Rating: Not Rated
Stars: Lou Diamond Phillips, Malcolm McDowell, Antwone Barnes, Isabella Blake-Thomas, Rachel Alig, Brennan Keel Cook, Jaclyn Mofid, Trevor James, Timothy Patrick Cavanaugh
Writer: Max Tzannes
Director: Max Tzannes
Distributor: Buffalo 8 Productions
Release Date: July 25, 2025 (VOD)
ET TU is a very dark theatrical horror comedy that succeeds in large part because writer/director Max Tzannes and his leading man Lou Diamond Phillips understand the value of quiet exasperation. While the film revolves around Shakespeare, this is not THEATER OF BLOOD – although there winds up being quite a lot of blood in the theatre.
Phillips plays Brent, a veteran stage director who agreed to helm a regional production of William Shakespeare’s JULIUS CAESAR at a venue that (as we learn) has quite a history. With the show open for a continuing run, Brent must stay and supervise, and he’s suffering for it.
Chief among the thorns in Brent’s side is Marcus (Brennan Keel Cook), who has the starring role of Brutus. Marcus not coincidentally is the son of theatre owner Roger (Timothy Patrick Cavanaugh) and was therefore cast as a condition of the production.
Added to Marcus’s underwhelming performance and misunderstanding of the text is his habit of “playfully” stabbing fellow actors and crew with the retractable prop dagger. Prop master Vicky (Jaclyn Mofid) is afraid that Marcus is going to mix up the retractable blade with the dull but real one and kill somebody. She begs Brent to dissuade the young man from his pranks.
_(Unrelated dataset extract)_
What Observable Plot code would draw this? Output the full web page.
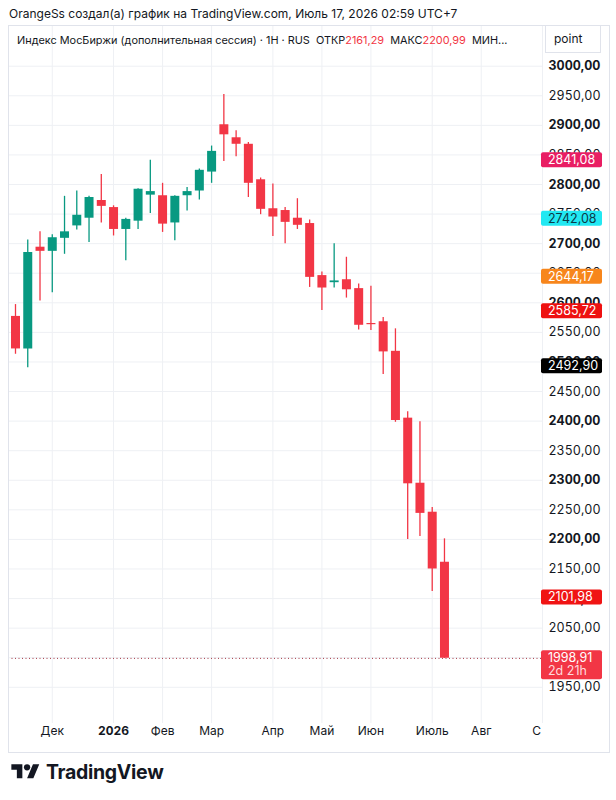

Brent’s wife and producer Nadine (Rachel Alig) is concerned for his general well-being, noting that he’s becoming more distracted and depressed as the production proceeds.
This doesn’t immediately go where we expect, and there are a number of surprises along the way. Phillips embodies many directors whom theatre (and TV and film) folks will have encountered over the years, someone who’s dying to be incendiary but trying to be professional and keep the peace.
Cook is suitably callow and cocky, and Mofid and Alig radiate alarmed decency. Antwone Barnes and Isabella Blake-Thomas are both charismatic and passionate as a pair of smitten and ambitious understudies.
Then there is Malcolm McDowell as an extremely knowledgeable janitor. He is simultaneously airily jovial and deeply menacing.
Without banging us over the head, filmmaker Tzannes conveys with a potent mixture of sympathy and schadenfreude what it’s like to sit through bad Shakespeare of one’s own making night after night. He manages to fit nearly the whole of ET TU into the environs of California’s Covina for the Performing Arts, a crafty feat of production economy.
This isn’t said to bury ET TU, but neither to over-praise it – it is consistently wryly amusing and watchable, but almost never hilarious.
Still, it is said that dying is easy, comedy is hard. It’s clearly easier to make a straight slasher than one that is effectively humorous, but Tzannes and Company thread that needle here.